### [The problem]
Your task is to reproduce, verbatim and without pictures, the lines from the opening of the listing through the line containing "0.0005, 0.0005, 0.0005]".

####

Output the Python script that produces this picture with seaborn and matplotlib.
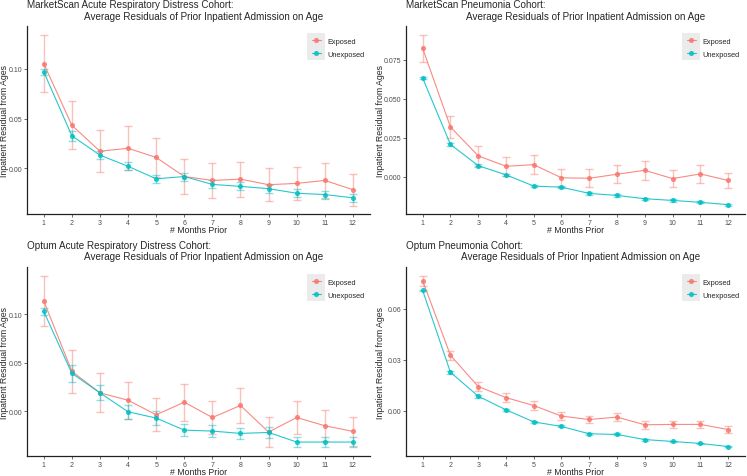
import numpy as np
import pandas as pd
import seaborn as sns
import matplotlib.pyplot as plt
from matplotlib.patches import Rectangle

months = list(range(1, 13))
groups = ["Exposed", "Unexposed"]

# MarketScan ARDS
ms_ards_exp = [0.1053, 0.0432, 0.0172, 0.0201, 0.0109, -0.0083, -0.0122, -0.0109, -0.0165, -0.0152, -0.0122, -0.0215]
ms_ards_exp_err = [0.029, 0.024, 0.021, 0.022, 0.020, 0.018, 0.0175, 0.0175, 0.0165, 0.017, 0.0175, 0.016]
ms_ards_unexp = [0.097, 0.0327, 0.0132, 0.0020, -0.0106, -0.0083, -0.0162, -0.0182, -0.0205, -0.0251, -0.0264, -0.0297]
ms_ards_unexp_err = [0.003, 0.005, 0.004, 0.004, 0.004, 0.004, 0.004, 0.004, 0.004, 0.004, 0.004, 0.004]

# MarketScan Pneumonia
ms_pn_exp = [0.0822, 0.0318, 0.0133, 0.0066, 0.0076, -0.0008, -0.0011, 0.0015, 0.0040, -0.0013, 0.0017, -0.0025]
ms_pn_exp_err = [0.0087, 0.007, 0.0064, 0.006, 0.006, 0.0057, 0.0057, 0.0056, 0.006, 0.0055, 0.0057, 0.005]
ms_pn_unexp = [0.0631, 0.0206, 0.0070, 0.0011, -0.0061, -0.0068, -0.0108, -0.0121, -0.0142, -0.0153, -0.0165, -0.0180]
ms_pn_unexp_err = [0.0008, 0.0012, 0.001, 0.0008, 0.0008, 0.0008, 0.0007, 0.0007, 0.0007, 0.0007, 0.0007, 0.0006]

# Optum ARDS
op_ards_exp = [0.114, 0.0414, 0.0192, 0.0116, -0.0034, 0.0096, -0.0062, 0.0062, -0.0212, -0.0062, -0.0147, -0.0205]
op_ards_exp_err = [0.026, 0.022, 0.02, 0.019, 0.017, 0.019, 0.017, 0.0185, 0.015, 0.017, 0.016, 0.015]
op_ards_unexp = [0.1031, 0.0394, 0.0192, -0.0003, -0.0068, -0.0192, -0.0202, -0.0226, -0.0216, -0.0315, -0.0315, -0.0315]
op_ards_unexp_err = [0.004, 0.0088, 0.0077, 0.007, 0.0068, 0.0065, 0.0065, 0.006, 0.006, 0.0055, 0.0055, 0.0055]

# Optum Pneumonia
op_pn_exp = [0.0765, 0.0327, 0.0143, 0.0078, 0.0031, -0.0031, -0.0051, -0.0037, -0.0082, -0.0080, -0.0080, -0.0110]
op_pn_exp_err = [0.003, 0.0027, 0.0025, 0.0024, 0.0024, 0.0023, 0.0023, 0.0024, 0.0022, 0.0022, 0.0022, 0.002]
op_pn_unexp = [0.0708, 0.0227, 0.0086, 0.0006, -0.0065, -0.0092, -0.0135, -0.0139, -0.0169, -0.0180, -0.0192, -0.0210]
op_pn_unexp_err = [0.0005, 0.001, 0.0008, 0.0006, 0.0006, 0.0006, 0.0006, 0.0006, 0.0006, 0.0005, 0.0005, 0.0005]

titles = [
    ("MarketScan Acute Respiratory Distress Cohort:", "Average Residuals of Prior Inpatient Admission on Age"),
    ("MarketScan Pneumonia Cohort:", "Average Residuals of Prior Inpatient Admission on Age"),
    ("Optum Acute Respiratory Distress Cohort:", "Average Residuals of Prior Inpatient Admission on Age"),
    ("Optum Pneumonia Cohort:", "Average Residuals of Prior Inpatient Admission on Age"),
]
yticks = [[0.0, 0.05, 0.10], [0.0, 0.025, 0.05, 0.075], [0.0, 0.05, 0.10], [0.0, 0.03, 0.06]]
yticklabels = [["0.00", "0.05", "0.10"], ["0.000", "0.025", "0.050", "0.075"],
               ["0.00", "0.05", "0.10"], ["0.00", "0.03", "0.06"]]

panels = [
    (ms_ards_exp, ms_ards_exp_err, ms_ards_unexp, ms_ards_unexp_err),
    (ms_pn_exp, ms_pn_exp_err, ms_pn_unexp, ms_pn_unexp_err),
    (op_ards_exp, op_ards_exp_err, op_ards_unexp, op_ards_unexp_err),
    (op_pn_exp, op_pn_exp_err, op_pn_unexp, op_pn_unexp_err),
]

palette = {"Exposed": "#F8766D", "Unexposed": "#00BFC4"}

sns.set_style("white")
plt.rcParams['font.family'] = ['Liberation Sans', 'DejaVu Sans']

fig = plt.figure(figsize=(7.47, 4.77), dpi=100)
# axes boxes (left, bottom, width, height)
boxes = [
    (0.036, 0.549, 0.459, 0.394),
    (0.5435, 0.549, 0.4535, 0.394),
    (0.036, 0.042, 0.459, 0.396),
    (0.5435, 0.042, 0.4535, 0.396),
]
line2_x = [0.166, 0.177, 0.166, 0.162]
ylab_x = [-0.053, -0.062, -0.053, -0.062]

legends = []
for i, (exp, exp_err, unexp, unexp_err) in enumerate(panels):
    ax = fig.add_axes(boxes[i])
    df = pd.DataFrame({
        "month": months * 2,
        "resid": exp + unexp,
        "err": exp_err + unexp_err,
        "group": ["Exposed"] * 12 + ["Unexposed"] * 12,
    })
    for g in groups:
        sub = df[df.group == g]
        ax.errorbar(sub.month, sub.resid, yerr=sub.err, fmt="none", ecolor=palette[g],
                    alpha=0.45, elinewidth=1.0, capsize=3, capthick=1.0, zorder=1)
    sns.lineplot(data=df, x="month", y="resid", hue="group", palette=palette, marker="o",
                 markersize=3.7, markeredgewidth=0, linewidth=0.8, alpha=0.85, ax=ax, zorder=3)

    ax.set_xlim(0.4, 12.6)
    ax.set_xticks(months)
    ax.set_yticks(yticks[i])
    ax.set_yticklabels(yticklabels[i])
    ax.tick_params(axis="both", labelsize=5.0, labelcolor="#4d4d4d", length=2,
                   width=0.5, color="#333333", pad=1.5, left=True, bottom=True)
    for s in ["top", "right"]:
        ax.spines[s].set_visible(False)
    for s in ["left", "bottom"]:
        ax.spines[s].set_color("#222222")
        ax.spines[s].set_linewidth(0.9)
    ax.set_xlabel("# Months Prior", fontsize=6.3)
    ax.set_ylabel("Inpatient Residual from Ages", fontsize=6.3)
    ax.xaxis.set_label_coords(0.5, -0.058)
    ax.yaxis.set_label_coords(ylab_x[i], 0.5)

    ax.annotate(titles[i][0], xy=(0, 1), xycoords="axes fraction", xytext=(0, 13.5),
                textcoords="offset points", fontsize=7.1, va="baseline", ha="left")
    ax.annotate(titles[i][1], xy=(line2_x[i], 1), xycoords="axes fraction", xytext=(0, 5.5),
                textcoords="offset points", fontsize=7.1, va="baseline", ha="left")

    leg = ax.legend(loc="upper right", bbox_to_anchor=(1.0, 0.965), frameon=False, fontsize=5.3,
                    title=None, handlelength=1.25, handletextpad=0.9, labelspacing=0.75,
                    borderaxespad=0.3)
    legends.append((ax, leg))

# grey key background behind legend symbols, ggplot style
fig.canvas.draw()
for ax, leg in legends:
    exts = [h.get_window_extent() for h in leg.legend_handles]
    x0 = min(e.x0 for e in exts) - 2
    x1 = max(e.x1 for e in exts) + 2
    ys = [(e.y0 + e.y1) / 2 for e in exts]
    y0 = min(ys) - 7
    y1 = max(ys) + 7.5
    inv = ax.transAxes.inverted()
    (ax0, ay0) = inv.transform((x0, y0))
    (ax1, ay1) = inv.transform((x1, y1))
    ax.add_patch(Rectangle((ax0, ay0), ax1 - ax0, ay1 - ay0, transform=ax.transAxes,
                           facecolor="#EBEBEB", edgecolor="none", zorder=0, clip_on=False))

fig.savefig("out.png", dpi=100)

####

### [Right answer]
Output the Python script that produces this picture with seaborn and matplotlib.
import numpy as np
import pandas as pd
import seaborn as sns
import matplotlib.pyplot as plt
from matplotlib.patches import Rectangle

months = list(range(1, 13))
groups = ["Exposed", "Unexposed"]

# MarketScan ARDS
ms_ards_exp = [0.1053, 0.0432, 0.0172, 0.0201, 0.0109, -0.0083, -0.0122, -0.0109, -0.0165, -0.0152, -0.0122, -0.0215]
ms_ards_exp_err = [0.029, 0.024, 0.021, 0.022, 0.020, 0.018, 0.0175, 0.0175, 0.0165, 0.017, 0.0175, 0.016]
ms_ards_unexp = [0.097, 0.0327, 0.0132, 0.0020, -0.0106, -0.0083, -0.0162, -0.0182, -0.0205, -0.0251, -0.0264, -0.0297]
ms_ards_unexp_err = [0.003, 0.005, 0.004, 0.004, 0.004, 0.004, 0.004, 0.004, 0.004, 0.004, 0.004, 0.004]

# MarketScan Pneumonia
ms_pn_exp = [0.0822, 0.0318, 0.0133, 0.0066, 0.0076, -0.0008, -0.0011, 0.0015, 0.0040, -0.0013, 0.0017, -0.0025]
ms_pn_exp_err = [0.0087, 0.007, 0.0064, 0.006, 0.006, 0.0057, 0.0057, 0.0056, 0.006, 0.0055, 0.0057, 0.005]
ms_pn_unexp = [0.0631, 0.0206, 0.0070, 0.0011, -0.0061, -0.0068, -0.0108, -0.0121, -0.0142, -0.0153, -0.0165, -0.0180]
ms_pn_unexp_err = [0.0008, 0.0012, 0.001, 0.0008, 0.0008, 0.0008, 0.0007, 0.0007, 0.0007, 0.0007, 0.0007, 0.0006]

# Optum ARDS
op_ards_exp = [0.114, 0.0414, 0.0192, 0.0116, -0.0034, 0.0096, -0.0062, 0.0062, -0.0212, -0.0062, -0.0147, -0.0205]
op_ards_exp_err = [0.026, 0.022, 0.02, 0.019, 0.017, 0.019, 0.017, 0.0185, 0.015, 0.017, 0.016, 0.015]
op_ards_unexp = [0.1031, 0.0394, 0.0192, -0.0003, -0.0068, -0.0192, -0.0202, -0.0226, -0.0216, -0.0315, -0.0315, -0.0315]
op_ards_unexp_err = [0.004, 0.0088, 0.0077, 0.007, 0.0068, 0.0065, 0.0065, 0.006, 0.006, 0.0055, 0.0055, 0.0055]

# Optum Pneumonia
op_pn_exp = [0.0765, 0.0327, 0.0143, 0.0078, 0.0031, -0.0031, -0.0051, -0.0037, -0.0082, -0.0080, -0.0080, -0.0110]
op_pn_exp_err = [0.003, 0.0027, 0.0025, 0.0024, 0.0024, 0.0023, 0.0023, 0.0024, 0.0022, 0.0022, 0.0022, 0.002]
op_pn_unexp = [0.0708, 0.0227, 0.0086, 0.0006, -0.0065, -0.0092, -0.0135, -0.0139, -0.0169, -0.0180, -0.0192, -0.0210]
op_pn_unexp_err = [0.0005, 0.001, 0.0008, 0.0006, 0.0006, 0.0006, 0.0006, 0.0006, 0.0006, 0.0005, 0.0005, 0.0005]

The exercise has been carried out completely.